• YOUR INSTRUCTIONS
Carry none of the pictures over; set down the material below exactly.

○ ○ ○ ○ ○ ○ ○

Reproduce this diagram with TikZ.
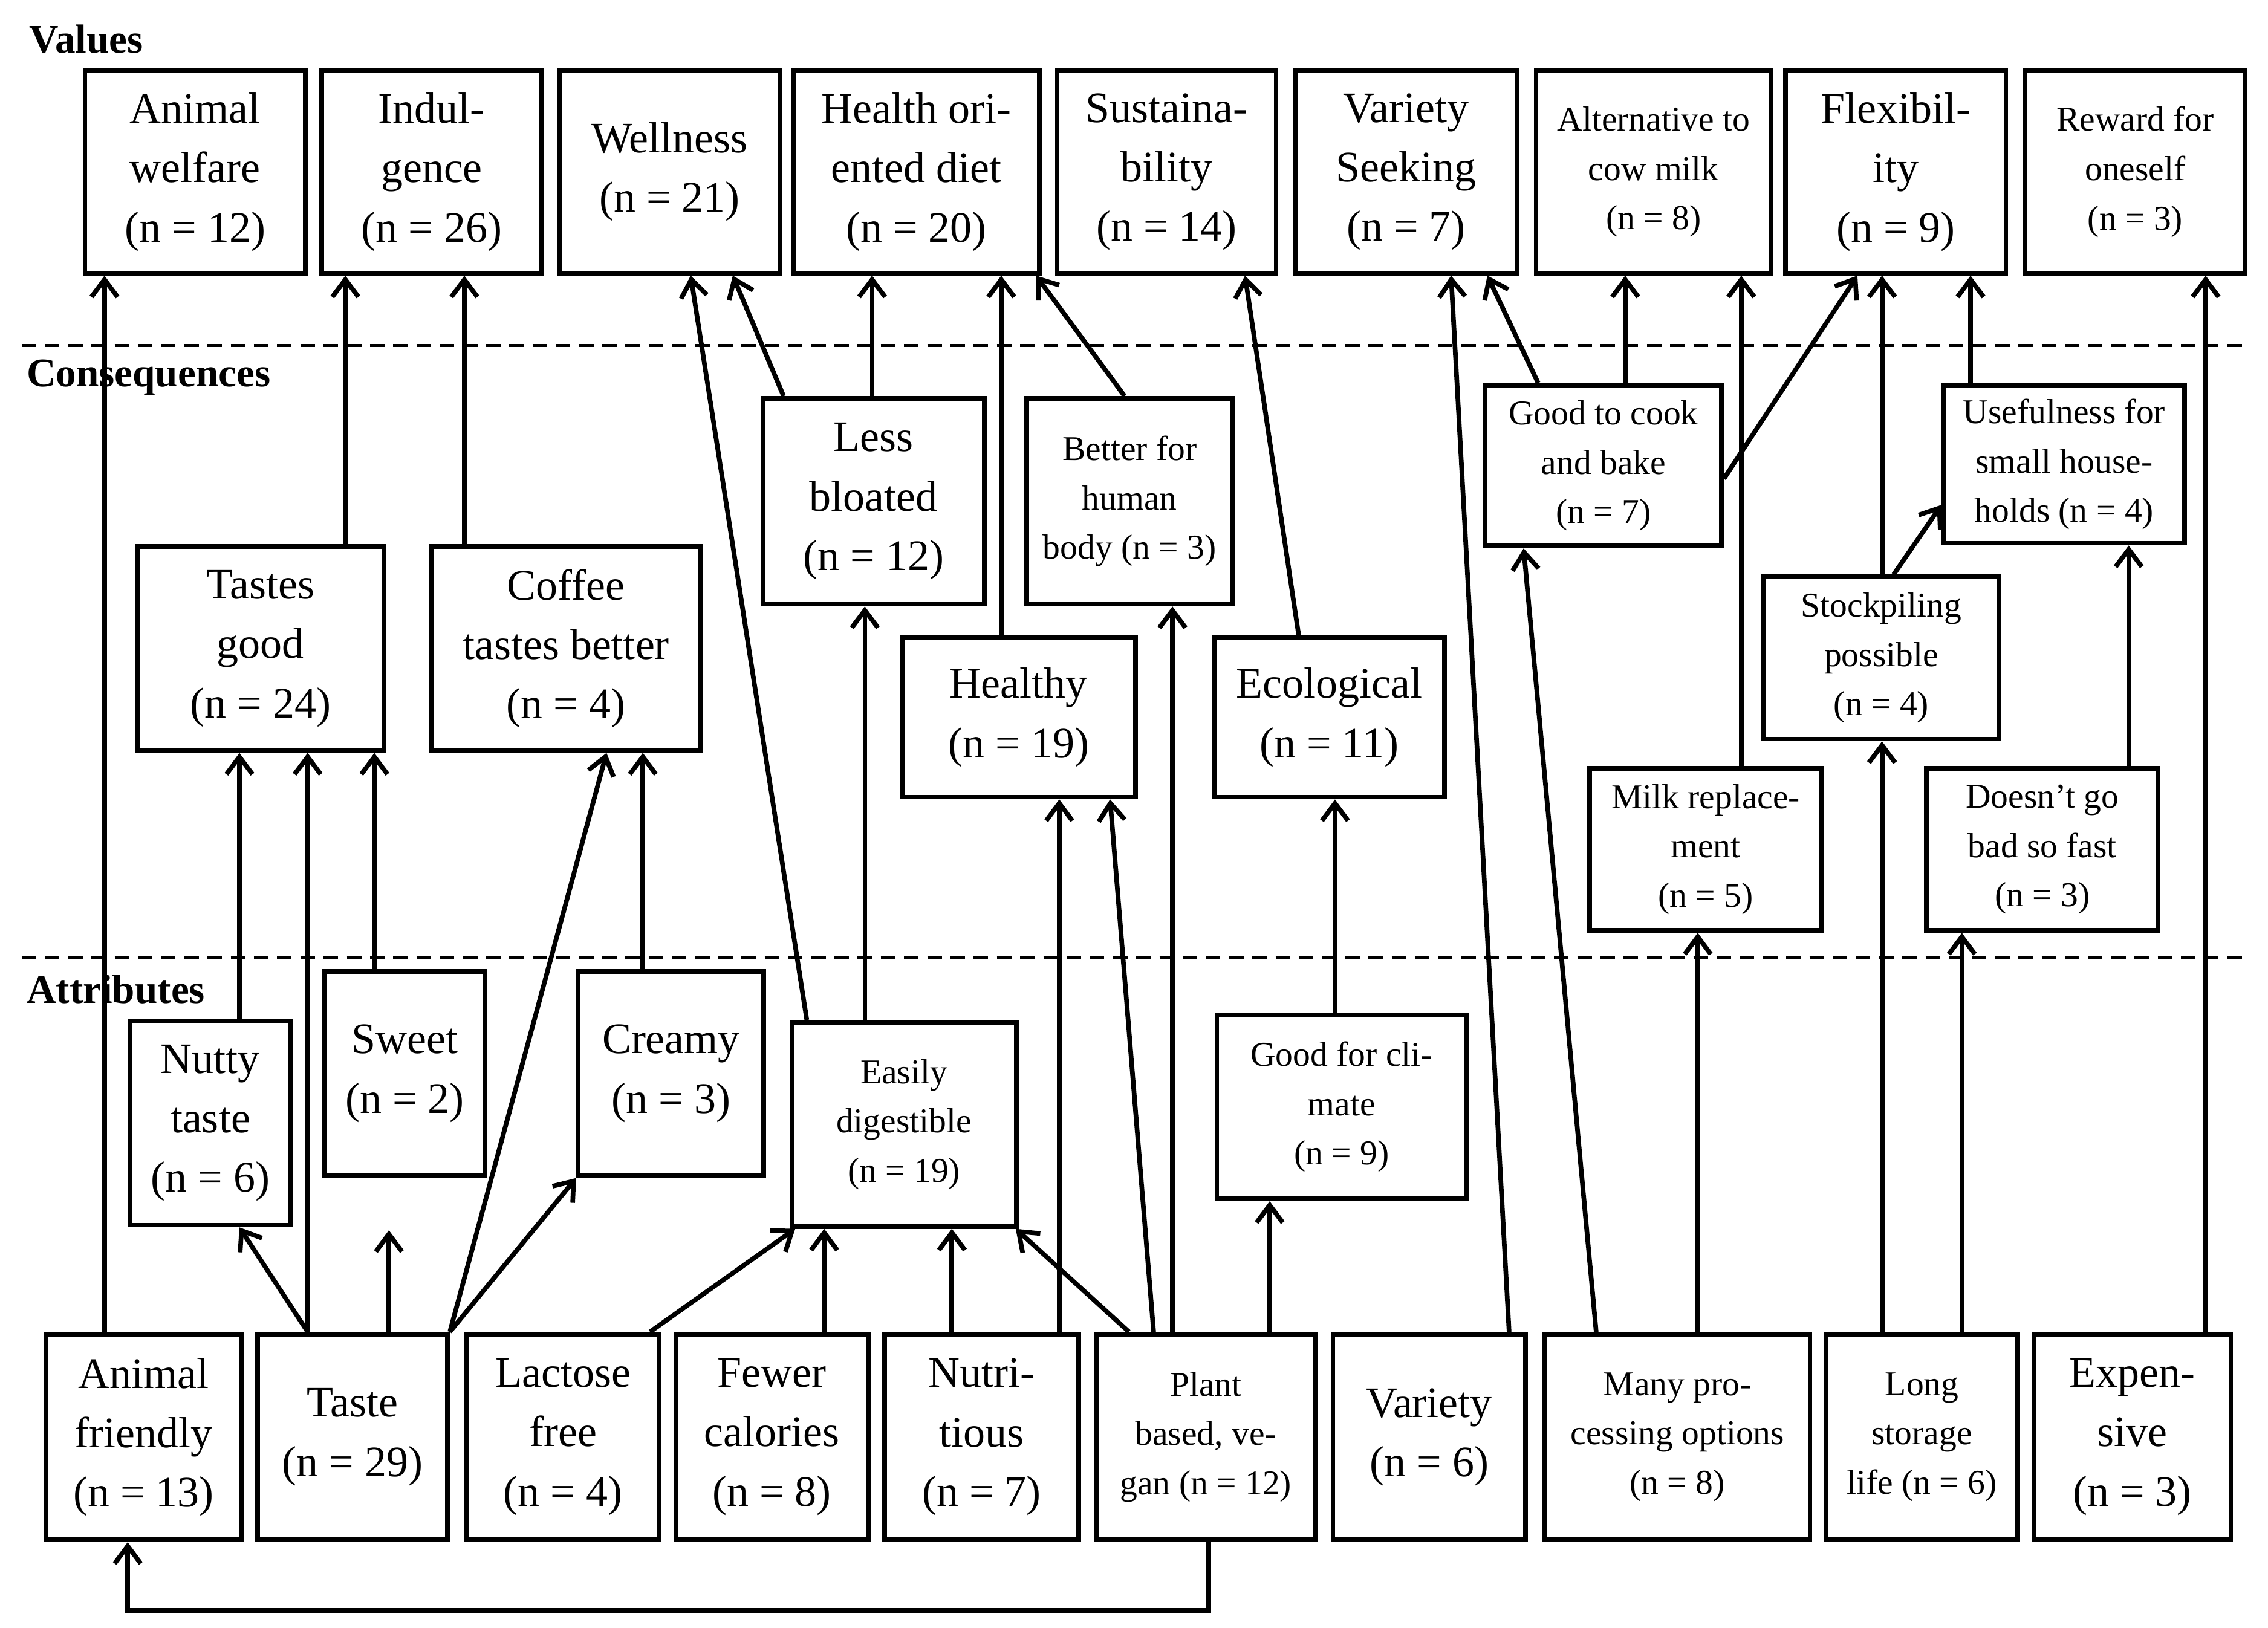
\documentclass[tikz,border=0pt]{standalone}
\usepackage{fontspec}
\setmainfont{Liberation Serif}
\usetikzlibrary{arrows.meta}
\tikzset{
 box/.style={draw,line width=1.6pt,inner sep=0pt,align=center},
 big/.style={font=\fontsize{15}{20.5}\selectfont},
 sml/.style={font=\fontsize{12}{17}\selectfont},
 arr/.style={line width=1.6pt,-{Straight Barb[length=6pt,width=9pt,line width=1.6pt]}},
 lvl/.style={font=\bfseries\fontsize{14}{16}\selectfont,anchor=west,inner sep=0pt},
 sep/.style={line width=1pt,dash pattern=on 5pt off 3pt}
}
\newcommand\bx[7]{\node[box,#7,minimum width={(#4-#2)*0.5pt-1.6pt},minimum height={(#5-#3)*0.5pt-1.6pt}] (#1) at ({(#2+#4)/2},{(#3+#5)/2}) {#6};}
\begin{document}
\begin{tikzpicture}[x=0.5pt,y=-0.5pt]
\useasboundingbox (0,0) rectangle (1563,1122);
\node[lvl] (lv) at (20,27) {Values};
\node[lvl] (lc) at (18,260) {Consequences};
\node[lvl] (la) at (18,682) {Attributes};
\coordinate (d1a) at (15,238); \coordinate (d1b) at (1550,238);
\coordinate (d2a) at (15,660); \coordinate (d2b) at (1550,660);
\draw[sep] (d1a)--(d1b); \draw[sep] (d2a)--(d2b);
% values
\bx{aw}{57}{47}{212}{190}{Animal\\welfare\\(n = 12)}{big}
\bx{ind}{220}{47}{375}{190}{Indul-\\gence\\(n = 26)}{big}
\bx{wel}{384}{47}{539}{190}{Wellness\\(n = 21)}{big}
\bx{hod}{545}{47}{718}{190}{Health ori-\\ented diet\\(n = 20)}{big}
\bx{sus}{727}{47}{881}{190}{Sustaina-\\bility\\(n = 14)}{big}
\bx{vs}{891}{47}{1047}{190}{Variety\\Seeking\\(n = 7)}{big}
\bx{alt}{1057}{47}{1222}{190}{Alternative to\\cow milk\\(n = 8)}{sml}
\bx{flex}{1229}{47}{1384}{190}{Flexibil-\\ity\\(n = 9)}{big}
\bx{rew}{1394}{47}{1549}{190}{Reward for\\oneself\\(n = 3)}{sml}
% consequences
\bx{tg}{93}{375}{266}{519}{Tastes\\good\\(n = 24)}{big}
\bx{ctb}{296}{375}{484}{519}{Coffee\\tastes better\\(n = 4)}{big}
\bx{lb}{524}{273}{680}{418}{Less\\bloated\\(n = 12)}{big}
\bx{bhb}{706}{273}{851}{418}{Better for\\human\\body (n = 3)}{sml}
\bx{hea}{620}{438}{784}{551}{Healthy\\(n = 19)}{big}
\bx{eco}{835}{438}{997}{551}{Ecological\\(n = 11)}{big}
\bx{gcb}{1022}{264}{1188}{378}{Good to cook\\and bake\\(n = 7)}{sml}
\bx{use}{1338}{264}{1507}{376}{Usefulness for\\small house-\\holds (n = 4)}{sml}
\bx{stk}{1214}{396}{1379}{511}{Stockpiling\\possible\\(n = 4)}{sml}
\bx{mr}{1094}{528}{1257}{643}{Milk replace-\\ment\\(n = 5)}{sml}
\bx{dgb}{1326}{528}{1489}{643}{Doesn't go\\bad so fast\\(n = 3)}{sml}
% attributes
\bx{nut}{88}{702}{202}{846}{Nutty\\taste\\(n = 6)}{big}
\bx{swe}{222}{668}{336}{812}{Sweet\\(n = 2)}{big}
\bx{cre}{397}{668}{528}{812}{Creamy\\(n = 3)}{big}
\bx{ed}{544}{703}{702}{847}{Easily\\digestible\\(n = 19)}{sml}
\bx{gfc}{837}{698}{1012}{828}{Good for cli-\\mate\\(n = 9)}{sml}
\bx{af}{30}{918}{168}{1063}{Animal\\friendly\\(n = 13)}{big}
\bx{tas}{176}{918}{310}{1063}{Taste\\(n = 29)}{big}
\bx{lf}{320}{918}{456}{1063}{Lactose\\free\\(n = 4)}{big}
\bx{fc}{464}{918}{600}{1063}{Fewer\\calories\\(n = 8)}{big}
\bx{ntr}{608}{918}{745}{1063}{Nutri-\\tious\\(n = 7)}{big}
\bx{pbv}{754}{918}{908}{1063}{Plant\\based, ve-\\gan (n = 12)}{sml}
\bx{var}{917}{918}{1053}{1063}{Variety\\(n = 6)}{big}
\bx{mpo}{1063}{918}{1249}{1063}{Many pro-\\cessing options\\(n = 8)}{sml}
\bx{lsl}{1257}{918}{1392}{1063}{Long\\storage\\life (n = 6)}{sml}
\bx{exp}{1400}{918}{1539}{1063}{Expen-\\sive\\(n = 3)}{big}
% arrows
\newcommand\ar[4]{\draw[arr] (#1.north -| #2,0) -- (#3.south -| #4,0);}
\ar{af}{72}{aw}{72}
\draw[arr] (tas.north -| 212,0) -- (nut.south -| 165,0);
\ar{tas}{212}{tg}{212}
\draw[arr] (tas.north -| 268,0) -- ([yshift=-18pt]swe.south -| 268,0);
\ar{tas}{310}{ctb}{418}
\draw[arr] (tas.north -| 310,0) -- (cre.south west);
\ar{swe}{258}{tg}{258}
\ar{nut}{165}{tg}{165}
\ar{cre}{443}{ctb}{443}
\ar{tg}{238}{ind}{238}
\ar{ctb}{320}{ind}{320}
\ar{ed}{556}{wel}{476}
\ar{ed}{596}{lb}{596}
\ar{lb}{540}{wel}{505}
\ar{lb}{601}{hod}{601}
\ar{hea}{690}{hod}{690}
\ar{bhb}{775}{hod}{714}
\ar{lf}{448}{ed}{548}
\ar{fc}{568}{ed}{568}
\ar{ntr}{656}{ed}{656}
\ar{ntr}{730}{hea}{730}
\ar{pbv}{778}{ed}{700}
\ar{pbv}{795}{hea}{765}
\ar{pbv}{808}{bhb}{808}
\ar{pbv}{875}{gfc}{875}
\draw[arr] (pbv.south -| 833,0) -- (833,1110) -- (88,1110) -- (af.south -| 88,0);
\ar{gfc}{920}{eco}{920}
\ar{eco}{895}{sus}{858}
\ar{var}{1040}{vs}{1000}
\ar{gcb}{1060}{vs}{1025}
\ar{gcb}{1120}{alt}{1120}
\draw[arr] (gcb.east |- 0,330) -- (flex.south -| 1280,0);
\ar{mpo}{1100}{gcb}{1050}
\ar{mpo}{1170}{mr}{1170}
\ar{mr}{1200}{alt}{1200}
\ar{lsl}{1297}{stk}{1297}
\ar{lsl}{1352}{dgb}{1352}
\ar{stk}{1297}{flex}{1297}
\draw[arr] (stk.north -| 1305,0) -- (use.west |- 0,348);
\ar{dgb}{1467}{use}{1467}
\ar{use}{1358}{flex}{1358}
\ar{exp}{1520}{rew}{1520}
\end{tikzpicture}
\end{document}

○ ○ ○ ○ ○ ○ ○

• RESPONSE TO THE TASK
Reproduce this diagram with TikZ.
\documentclass[tikz,border=0pt]{standalone}
\usepackage{fontspec}
\setmainfont{Liberation Serif}
\usetikzlibrary{arrows.meta}
\tikzset{
 box/.style={draw,line width=1.6pt,inner sep=0pt,align=center},
 big/.style={font=\fontsize{15}{20.5}\selectfont},
 sml/.style={font=\fontsize{12}{17}\selectfont},
 arr/.style={line width=1.6pt,-{Straight Barb[length=6pt,width=9pt,line width=1.6pt]}},
 lvl/.style={font=\bfseries\fontsize{14}{16}\selectfont,anchor=west,inner sep=0pt},
 sep/.style={line width=1pt,dash pattern=on 5pt off 3pt}
}
\newcommand\bx[7]{\node[box,#7,minimum width={(#4-#2)*0.5pt-1.6pt},minimum height={(#5-#3)*0.5pt-1.6pt}] (#1) at ({(#2+#4)/2},{(#3+#5)/2}) {#6};}
\begin{document}
\begin{tikzpicture}[x=0.5pt,y=-0.5pt]
\useasboundingbox (0,0) rectangle (1563,1122);
\node[lvl] (lv) at (20,27) {Values};
\node[lvl] (lc) at (18,260) {Consequences};
\node[lvl] (la) at (18,682) {Attributes};
\coordinate (d1a) at (15,238); \coordinate (d1b) at (1550,238);
\coordinate (d2a) at (15,660); \coordinate (d2b) at (1550,660);
\draw[sep] (d1a)--(d1b); \draw[sep] (d2a)--(d2b);
% values
\bx{aw}{57}{47}{212}{190}{Animal\\welfare\\(n = 12)}{big}
\bx{ind}{220}{47}{375}{190}{Indul-\\gence\\(n = 26)}{big}
\bx{wel}{384}{47}{539}{190}{Wellness\\(n = 21)}{big}
\bx{hod}{545}{47}{718}{190}{Health ori-\\ented diet\\(n = 20)}{big}
\bx{sus}{727}{47}{881}{190}{Sustaina-\\bility\\(n = 14)}{big}
\bx{vs}{891}{47}{1047}{190}{Variety\\Seeking\\(n = 7)}{big}
\bx{alt}{1057}{47}{1222}{190}{Alternative to\\cow milk\\(n = 8)}{sml}
\bx{flex}{1229}{47}{1384}{190}{Flexibil-\\ity\\(n = 9)}{big}
\bx{rew}{1394}{47}{1549}{190}{Reward for\\oneself\\(n = 3)}{sml}
% consequences
\bx{tg}{93}{375}{266}{519}{Tastes\\good\\(n = 24)}{big}
\bx{ctb}{296}{375}{484}{519}{Coffee\\tastes better\\(n = 4)}{big}
\bx{lb}{524}{273}{680}{418}{Less\\bloated\\(n = 12)}{big}
\bx{bhb}{706}{273}{851}{418}{Better for\\human\\body (n = 3)}{sml}
\bx{hea}{620}{438}{784}{551}{Healthy\\(n = 19)}{big}
\bx{eco}{835}{438}{997}{551}{Ecological\\(n = 11)}{big}
\bx{gcb}{1022}{264}{1188}{378}{Good to cook\\and bake\\(n = 7)}{sml}
\bx{use}{1338}{264}{1507}{376}{Usefulness for\\small house-\\holds (n = 4)}{sml}
\bx{stk}{1214}{396}{1379}{511}{Stockpiling\\possible\\(n = 4)}{sml}
\bx{mr}{1094}{528}{1257}{643}{Milk replace-\\ment\\(n = 5)}{sml}
\bx{dgb}{1326}{528}{1489}{643}{Doesn't go\\bad so fast\\(n = 3)}{sml}
% attributes
\bx{nut}{88}{702}{202}{846}{Nutty\\taste\\(n = 6)}{big}
\bx{swe}{222}{668}{336}{812}{Sweet\\(n = 2)}{big}
\bx{cre}{397}{668}{528}{812}{Creamy\\(n = 3)}{big}
\bx{ed}{544}{703}{702}{847}{Easily\\digestible\\(n = 19)}{sml}
\bx{gfc}{837}{698}{1012}{828}{Good for cli-\\mate\\(n = 9)}{sml}
\bx{af}{30}{918}{168}{1063}{Animal\\friendly\\(n = 13)}{big}
\bx{tas}{176}{918}{310}{1063}{Taste\\(n = 29)}{big}
\bx{lf}{320}{918}{456}{1063}{Lactose\\free\\(n = 4)}{big}
\bx{fc}{464}{918}{600}{1063}{Fewer\\calories\\(n = 8)}{big}
\bx{ntr}{608}{918}{745}{1063}{Nutri-\\tious\\(n = 7)}{big}
\bx{pbv}{754}{918}{908}{1063}{Plant\\based, ve-\\gan (n = 12)}{sml}
\bx{var}{917}{918}{1053}{1063}{Variety\\(n = 6)}{big}
\bx{mpo}{1063}{918}{1249}{1063}{Many pro-\\cessing options\\(n = 8)}{sml}
\bx{lsl}{1257}{918}{1392}{1063}{Long\\storage\\life (n = 6)}{sml}
\bx{exp}{1400}{918}{1539}{1063}{Expen-\\sive\\(n = 3)}{big}
% arrows
\newcommand\ar[4]{\draw[arr] (#1.north -| #2,0) -- (#3.south -| #4,0);}
\ar{af}{72}{aw}{72}
\draw[arr] (tas.north -| 212,0) -- (nut.south -| 165,0);
\ar{tas}{212}{tg}{212}
\draw[arr] (tas.north -| 268,0) -- ([yshift=-18pt]swe.south -| 268,0);
\ar{tas}{310}{ctb}{418}
\draw[arr] (tas.north -| 310,0) -- (cre.south west);
\ar{swe}{258}{tg}{258}
\ar{nut}{165}{tg}{165}
\ar{cre}{443}{ctb}{443}
\ar{tg}{238}{ind}{238}
\ar{ctb}{320}{ind}{320}
\ar{ed}{556}{wel}{476}
\ar{ed}{596}{lb}{596}
\ar{lb}{540}{wel}{505}
\ar{lb}{601}{hod}{601}
\ar{hea}{690}{hod}{690}
\ar{bhb}{775}{hod}{714}
\ar{lf}{448}{ed}{548}
\ar{fc}{568}{ed}{568}
\ar{ntr}{656}{ed}{656}
\ar{ntr}{730}{hea}{730}
\ar{pbv}{778}{ed}{700}
\ar{pbv}{795}{hea}{765}
\ar{pbv}{808}{bhb}{808}
\ar{pbv}{875}{gfc}{875}
\draw[arr] (pbv.south -| 833,0) -- (833,1110) -- (88,1110) -- (af.south -| 88,0);
\ar{gfc}{920}{eco}{920}
\ar{eco}{895}{sus}{858}
\ar{var}{1040}{vs}{1000}
\ar{gcb}{1060}{vs}{1025}
\ar{gcb}{1120}{alt}{1120}
\draw[arr] (gcb.east |- 0,330) -- (flex.south -| 1280,0);
\ar{mpo}{1100}{gcb}{1050}
\ar{mpo}{1170}{mr}{1170}
\ar{mr}{1200}{alt}{1200}
\ar{lsl}{1297}{stk}{1297}
\ar{lsl}{1352}{dgb}{1352}
\ar{stk}{1297}{flex}{1297}
\draw[arr] (stk.north -| 1305,0) -- (use.west |- 0,348);
\ar{dgb}{1467}{use}{1467}
\ar{use}{1358}{flex}{1358}
\ar{exp}{1520}{rew}{1520}
\end{tikzpicture}
\end{document}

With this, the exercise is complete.